Other Edit: Third proof of non-affineness
If $k=\mathbb C $ let us show that $X$ is not affine by proving that its underlying holomorphic manifold $X_{hol}$ is not Stein.
Indeed suppose it were and consider the discrete closed subset $D=\lbrace (1/n,0): n=1,2,3,...\rbrace\subset X$.
Since $D$ is a $0$-dimensional submanifold the restriction map $\Gamma(X_{hol}, \mathcal O_{X_{hol}})\to \Gamma(D, \mathcal O_D)$ would be surjective.
On the other hand, by Hartogs's theorem the restriction map $\Gamma(\mathbb C^2,\mathcal O_{\mathbb C^2}) \to \Gamma(X_{hol},\mathcal O_{X_{hol}}) $ is also surjective so that by composition we would conclude if $X_{hol}$ were Stein to the surjectivity of the restriction map $$ \Gamma(\mathbb C^2,\mathcal O_{\mathbb C^2}) \to \Gamma(D, \mathcal O_D): f\mapsto f_0=f\mid D $$

But this is clearly false because a holomorphic function $f_0:D\to \mathbb C$ is an arbitrary function, and if $f_0$ is not bounded [ for example $f_0(1/n,0)=n$ ] it cannot be the restriction of a holomorphic function $f:\mathbb C^2\to \mathbb C$.

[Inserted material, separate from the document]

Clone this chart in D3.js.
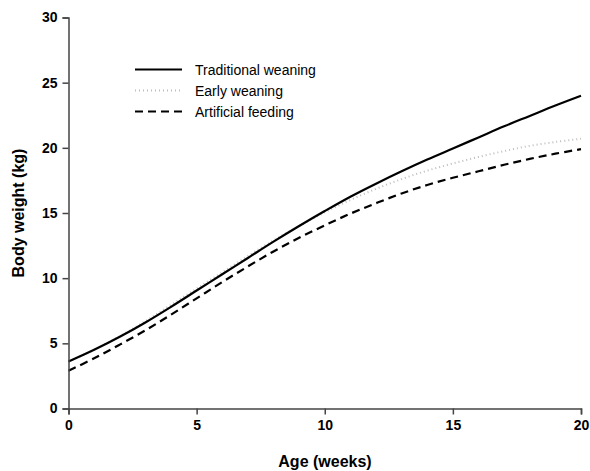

I'll call your punctured plane $X$, as Georges does. As he says, the key is to prove a Hartogs lemma for the inclusion $X \to \mathbf A^2$. What follows is (I think) a special case of the result in commutative algebra that he mentions.

Let $f$ be a regular function on $X$. Then $X - Z(x)$ is affine, isomorphic to $Z(xz - 1) \subset \mathbf A^3$, and hence the restriction of $f$ to this open set of agrees with $g(x, y)/x^n$ for some $g \in k[x, y]$ and $n \geq 0$. Similarly, $f$ restricted to $X - Z(y)$ looks like $h(x, y)/y^m$.

Now, regular functions on $\mathbf A^2$ correspond exactly to elements of $k[x, y]$, and you have two such elements \[ y^mg(x, y) \quad \text{and} \quad x^nh(x, y) \] which agree on the dense subset $\mathbf A^2 - Z(xy)$. Can you argue that, after putting some conditions on $g, h, n, m$, we must have $n = m = 0$ and $f = g$?